Washington and other Western capitals are trying to save Iraq as a united country by leaning hard on Shiite Prime Minister to reach out to Sunnis. Maliki met Sunni and Kurdish political opponents overnight, concluding with a frosty, carefully staged joint appearance at which an appeal for national unity was read out.
But so far Maliki’s government has relied almost entirely on his fellow Shiites for support, with officials denouncing Sunni political leaders as traitors. Shiite militia — many believed to be funded and backed by Iran — have mobilized to halt the Sunni advance, as Baghdad’s million-strong army, built by the United States, crumbles.
Iran’s President Hassan Rouhani made the clearest declaration yet that the Middle East’s main Shiite power, which fought a war against Iraq that killed a million people in the 1980s, was prepared to intervene to protect Iraq’s great shrines of Shiite imams, visited by millions of pilgrims each year.
“Regarding the holy Shi’a shrines in Karbala, Najaf, Kadhimiya and Samarra, we announce to the killers and terrorists that the great Iranian nation will not hesitate to protect holy shrines,” Rouhani said in an address to a crowd on live TV.

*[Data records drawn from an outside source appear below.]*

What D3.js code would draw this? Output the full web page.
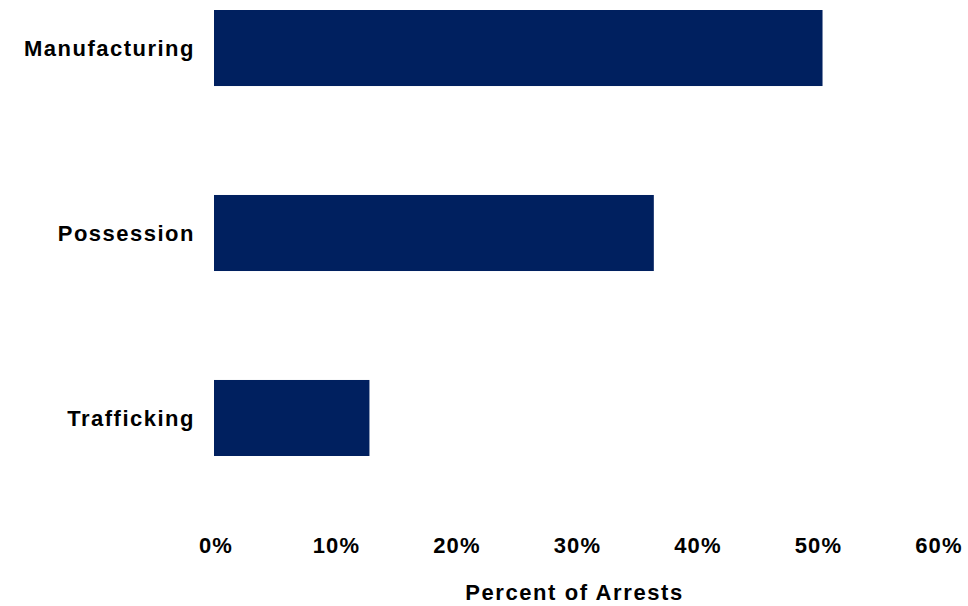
<!DOCTYPE html>
<html>
<head>
<meta charset="utf-8">
<script src="https://cdn.jsdelivr.net/npm/d3@7"></script>
<style>
  html, body { margin: 0; padding: 0; background: #fff; }
  svg { display: block; }
  text { font-family: "Liberation Sans", Arial, sans-serif; font-weight: bold; fill: #000; }
</style>
</head>
<body>
<svg id="chart" width="968" height="606"></svg>
<script>
const categories = ["Manufacturing", "Possession", "Trafficking"];
const values = [0.505, 0.365, 0.129];
const tickValues = [0, 0.1, 0.2, 0.3, 0.4, 0.5, 0.6];
const axisTitle = "Percent of Arrests";

const svg = d3.select("#chart");
const x = d3.scaleLinear().domain([0, 0.6]).range([214, 937]);
const y = d3.scaleBand().domain(categories).range([10, 456]).paddingInner(0.589).paddingOuter(0);

svg.append("g").selectAll("rect")
  .data(categories)
  .join("rect")
  .attr("x", x(0))
  .attr("y", d => y(d))
  .attr("width", (d, i) => x(values[i]) - x(0))
  .attr("height", y.bandwidth())
  .attr("fill", "#00205F");

// category labels
svg.append("g").selectAll("text")
  .data(categories)
  .join("text")
  .attr("x", 195)
  .attr("y", d => y(d) + y.bandwidth() / 2)
  .attr("dy", "0.35em")
  .attr("text-anchor", "end")
  .style("font-size", "22px")
  .style("letter-spacing", "1.5px")
  .text(d => d);

// x axis tick labels
const xAxis = d3.axisBottom(x).tickValues(tickValues).tickFormat(d3.format(".0%")).tickSize(0).tickPadding(0);
const gx = svg.append("g").attr("transform", "translate(1.5,537)").call(xAxis);
gx.select(".domain").remove();
gx.selectAll("text")
  .attr("dy", "0.71em")
  .style("font-family", "'Liberation Sans', Arial, sans-serif")
  .style("font-weight", "bold")
  .style("font-size", "22px")
  .style("letter-spacing", "1.2px")
  .attr("fill", "#000");

svg.append("text")
  .attr("x", (x(0) + x(0.6)) / 2 - 1)
  .attr("y", 600)
  .attr("text-anchor", "middle")
  .style("font-size", "22px")
  .style("letter-spacing", "1.6px")
  .text(axisTitle);
</script>
</body>
</html>
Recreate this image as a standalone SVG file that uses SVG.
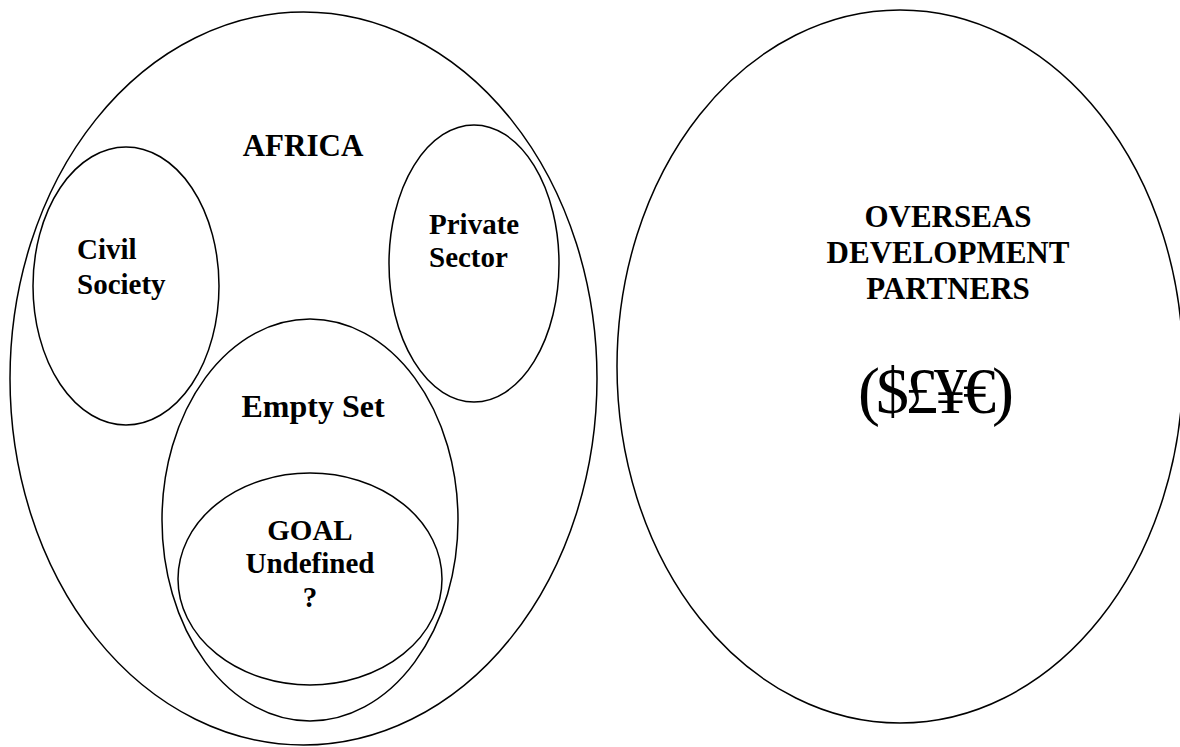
<svg xmlns="http://www.w3.org/2000/svg" width="1180" height="747" viewBox="0 0 1180 747">
  <style>
    .set { fill: none; stroke: #000; stroke-width: 1.5; }
    .lbl { font-family: "Liberation Serif", "Times New Roman", serif; font-weight: bold; fill: #000; }
    .cur { font-family: "Liberation Serif", "Times New Roman", serif; fill: #000; }
    .mid { text-anchor: middle; }
  </style>
  <rect width="1180" height="747" fill="#fff"/>

  <!-- Africa: outer set -->
  <g id="africa">
    <ellipse class="set" cx="303.5" cy="378.5" rx="293.5" ry="366.5"/>
    <text class="lbl mid" x="303" y="156" font-size="31">AFRICA</text>
  </g>

  <g id="civil-society">
    <ellipse class="set" cx="126" cy="286" rx="93" ry="139"/>
    <text class="lbl" x="77" y="259" font-size="29">Civil</text>
    <text class="lbl" x="77" y="294" font-size="29">Society</text>
  </g>

  <g id="private-sector">
    <ellipse class="set" cx="474" cy="263.5" rx="85" ry="138.5"/>
    <text class="lbl" x="429" y="234" font-size="29">Private</text>
    <text class="lbl" x="429" y="267" font-size="29">Sector</text>
  </g>

  <g id="empty-set">
    <ellipse class="set" cx="310" cy="520" rx="148" ry="201"/>
    <text class="lbl mid" x="313" y="417" font-size="32">Empty Set</text>
  </g>

  <g id="goal">
    <ellipse class="set" cx="310" cy="579" rx="132" ry="106"/>
    <text class="lbl mid" x="310" y="540" font-size="29">GOAL</text>
    <text class="lbl mid" x="310" y="573" font-size="29">Undefined</text>
    <text class="lbl mid" x="310" y="607" font-size="29">?</text>
  </g>

  <!-- Overseas partners: separate set -->
  <g id="overseas">
    <ellipse class="set" cx="900" cy="366.5" rx="283" ry="356.5"/>
    <text class="lbl mid" x="948" y="227" font-size="31">OVERSEAS</text>
    <text class="lbl mid" x="948" y="263" font-size="31">DEVELOPMENT</text>
    <text class="lbl mid" x="948" y="299" font-size="31">PARTNERS</text>
    <text class="cur" x="858" y="413" font-size="66" letter-spacing="-4">($£¥€)</text>
  </g>

  <g id="connectors"/>
</svg>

Iraqi troops are holding off Sunni fighters outside Samarra north of Baghdad, site of one of the main Shiite shrines. The fighters have vowed to carry their offensive south to Najaf and Kerbala, seats of Shiite Islam since the Middle Ages.
Saudi Arabia, the region’s main Sunni power, said Iraq was hurtling toward civil war. Foreign Minister Prince Saud al-Faisal, in words clearly aimed at Iran and at Baghdad’s Shiite rulers, deplored the prospect of “foreign intervention” and said governments need to meet “legitimate demands of the people.”
The Baiji refinery is the biggest source of fuel for domestic consumption in Iraq.
The refinery was shut on Tuesday and foreign workers flown out by helicopter.
An official speaking from inside the refinery said the militants were in control of the production units, administration building and four watch towers.”
However, the government denied the refinery had fallen.